A Tangled Tale fits in with this view. The need to talk directly to his readers was an opportunity, but the fact his remarks had to be responses to their comments stopped him from digressing too far or even sermonising. Compare this with Sylvie and Bruno, where he chose to make the framework fit the writing - rather than the other way round - in order that he could include anything he wanted and the book is a weaker because of it.

A Tangled Tale as the Quintessential Lewis Carroll Work

We first have to accept that Wonderland and Looking-Glass are really not typical Lewis Carroll works. We underestimate their sheer brilliance if we regard them as typical, they are in a league of their own and not typical of anything.   If we want to discover the essence of Carroll’s style we must put these great works to one side and look as what is left. And what is left, however, is still a very remarkable and consistently impressive body of work.
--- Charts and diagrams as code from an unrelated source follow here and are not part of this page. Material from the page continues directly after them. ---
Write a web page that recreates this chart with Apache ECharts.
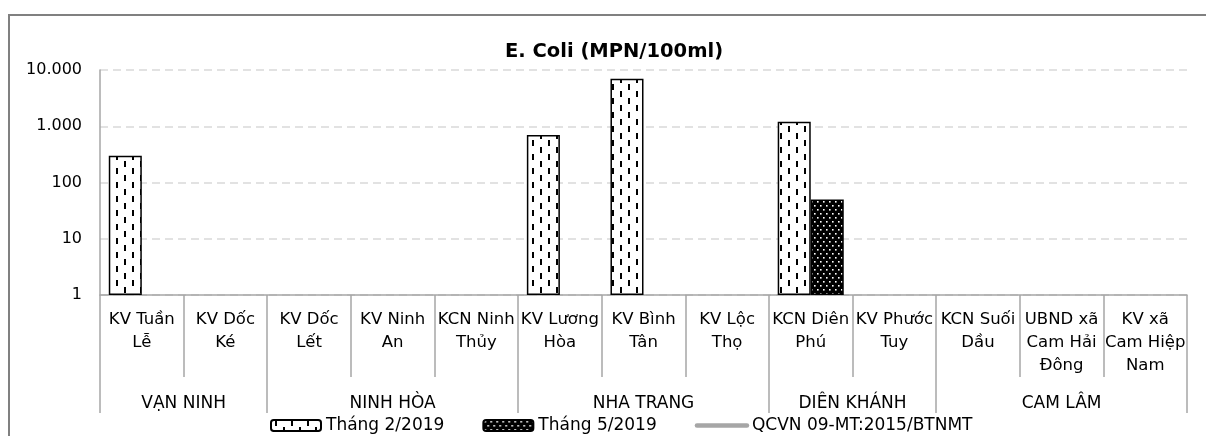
<!DOCTYPE html>
<html><head><meta charset="utf-8">
<script src="https://cdn.jsdelivr.net/npm/echarts@6/dist/echarts.min.js"></script>
<style>html,body{margin:0;padding:0;background:#fff}#c{width:1206px;height:436px}</style>
</head><body><div id="c"></div>
<script>
const categories = ['KV Tuần\nLễ','KV Dốc\nKé','KV Dốc\nLết','KV Ninh\nAn','KCN Ninh\nThủy','KV Lương\nHòa','KV Bình\nTân','KV Lộc\nThọ','KCN Diên\nPhú','KV Phước\nTuy','KCN Suối\nDầu','UBND xã\nCam Hải\nĐông','KV xã\nCam Hiệp\nNam'];
const groupNames = ['VẠN NINH','NINH HÒA','NHA TRANG','DIÊN KHÁNH','CAM LÂM'];
const groupSizes = [2,3,3,2,3];
const seriesNames = ['Tháng 2/2019','Tháng 5/2019','QCVN 09-MT:2015/BTNMT'];
const feb2019 = [300,null,null,null,null,700,7000,null,1200,null,null,null,null];
const may2019 = [null,null,null,null,null,null,null,null,50,null,null,null,null];
const qcvn = [];
const yMin = 1, yMax = 10000;

const FONT = 'DejaVu Sans';
function fmtNum(v){ return String(Math.round(v)).replace(/\B(?=(\d{3})+(?!\d))/g,'.'); }

function makePattern(kind){
  const c = document.createElement('canvas');
  const ctx = c.getContext('2d');
  if (kind === 'dash') {
    c.width = 16; c.height = 14;
    ctx.fillStyle = '#fff'; ctx.fillRect(0,0,16,14);
    ctx.fillStyle = '#000';
    ctx.fillRect(4,0,2,6);
    ctx.fillRect(12,7,2,6);
  } else {
    c.width = 6; c.height = 8;
    ctx.fillStyle = '#000'; ctx.fillRect(0,0,6,8);
    ctx.fillStyle = '#fff';
    ctx.fillRect(1,1,1.6,1.6);
    ctx.fillRect(4,5,1.6,1.6);
  }
  return {image: c, repeat: 'repeat'};
}

// group boundaries and centers from group sizes
const boundaries = [0];
const centers = [];
groupSizes.forEach(s => { const b = boundaries[boundaries.length-1]; centers.push(b + s/2); boundaries.push(b + s); });

const chart = echarts.init(document.getElementById('c'), null, {renderer:'canvas'});
chart.setOption({
  animation: false,
  textStyle: {fontFamily: FONT},
  graphic: [{
    type: 'rect', z: -1,
    shape: {x: 9, y: 15, width: 1230, height: 460},
    style: {fill: 'none', stroke: '#808080', lineWidth: 2}
  }],
  title: {
    text: 'E. Coli (MPN/100ml)',
    left: 500, top: 37,
    textStyle: {fontFamily: FONT, fontSize: 19.5, fontWeight: 'bold', color: '#000'}
  },
  legend: {
    left: 265, top: 412,
    itemWidth: 50, itemHeight: 11, itemGap: 38,
    textStyle: {fontFamily: FONT, fontSize: 17, color: '#000'},
    data: [
      {name: seriesNames[0]},
      {name: seriesNames[1]},
      {name: seriesNames[2],
       itemStyle: {color: 'rgba(0,0,0,0)', borderColor: 'rgba(0,0,0,0)', borderWidth: 0, opacity: 0},
       lineStyle: {color: '#a6a6a6', width: 4.5, cap: 'round'}}
    ]
  },
  grid: {left: 100, right: 19, top: 70, bottom: 141, containLabel: false},
  xAxis: [{
    type: 'category', data: categories, position: 'bottom',
    axisLine: {show: true, lineStyle: {color: '#a6a6a6', width: 1.5}},
    axisTick: {show: true, interval: 0, length: 82, lineStyle: {color: '#a6a6a6', width: 1.5}},
    axisLabel: {interval: 0, fontFamily: FONT, fontSize: 16.5, lineHeight: 23, color: '#000', margin: 13}
  }, {
    type: 'category', data: categories, position: 'bottom',
    axisLine: {show: false},
    axisTick: {show: true, length: 118, interval: (i) => boundaries.indexOf(i) >= 0, lineStyle: {color: '#a6a6a6', width: 1.5}},
    axisLabel: {show: false}
  }, {
    type: 'value', min: 0, max: categories.length, interval: 0.5, position: 'bottom',
    axisLine: {show: false}, axisTick: {show: false}, splitLine: {show: false},
    axisLabel: {
      fontFamily: FONT, fontSize: 17, lineHeight: 20, color: '#000', margin: 99,
      showMinLabel: true, showMaxLabel: true,
      formatter: (v) => { const k = centers.indexOf(v); return k >= 0 ? groupNames[k] : ''; }
    }
  }],
  yAxis: {
    type: 'log', logBase: 10, min: yMin, max: yMax,
    axisLine: {show: true, lineStyle: {color: '#a6a6a6', width: 1.5}},
    axisTick: {show: false},
    axisLabel: {fontFamily: FONT, fontSize: 16, color: '#000', margin: 18, formatter: fmtNum},
    splitLine: {show: true, lineStyle: {color: '#d9d9d9', width: 1.5, type: [8, 5]}}
  },
  series: [{
    name: seriesNames[0], type: 'bar', xAxisIndex: 0, data: feb2019,
    barGap: '0%', barCategoryGap: '21%',
    itemStyle: {color: makePattern('dash'), borderColor: '#000', borderWidth: 1.5}
  }, {
    name: seriesNames[1], type: 'bar', xAxisIndex: 0, data: may2019,
    barGap: '0%', barCategoryGap: '21%',
    itemStyle: {color: makePattern('dot'), borderColor: '#000', borderWidth: 1.5}
  }, {
    name: seriesNames[2], type: 'line', xAxisIndex: 0, data: qcvn,
    symbol: 'none', color: '#a6a6a6',
    lineStyle: {color: '#a6a6a6', width: 4, cap: 'round'}
  }]
});
</script></body></html>
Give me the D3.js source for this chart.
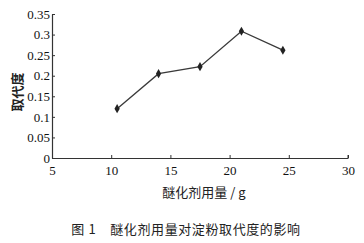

Whether we would have heard of Carroll or not, had he not written the Alice books is another question, but to really understand the man we need to delve into some of the lesser known pieces like this one – and appreciate their merits – and see how consistent he actually was.
He was meticulous in the writing and publication of all his books - they had a physical beauty and high quality of production. His choice of illustrators was careful, significant and always appropriate. His works were educational yet rarely over-bearing and could be enjoyed by children without causing concern to the parents, (and enjoyed by their parents) They were always experimental and pushing the boundaries, yet carefully written and they reveal his remarkable and traditional education. And above all they were (usually) very funny and full of remarkably original well defined characters. Even in the logic books! All these characteristics will be found in a Tangled Tale.
Apart from the Alice books, where we all share an interest, our Carrollian tastes differ quite widely.  Not everyone likes Sylvie and Bruno and quite a lot do not play the game of logic. Some probably dislike his serious poems and others don’t really laugh very much at the humorous ones. Well that’s the price Carroll pays for being so experimental and wide ranging in his work.
But in all those other works, I am sure we can find a consensus on what we think makes Carroll’s writing so remarkable and so enjoyable and if that is what we mean by - Quintessentially Carrollian - then A Tangled Tale fits this definition perfectly.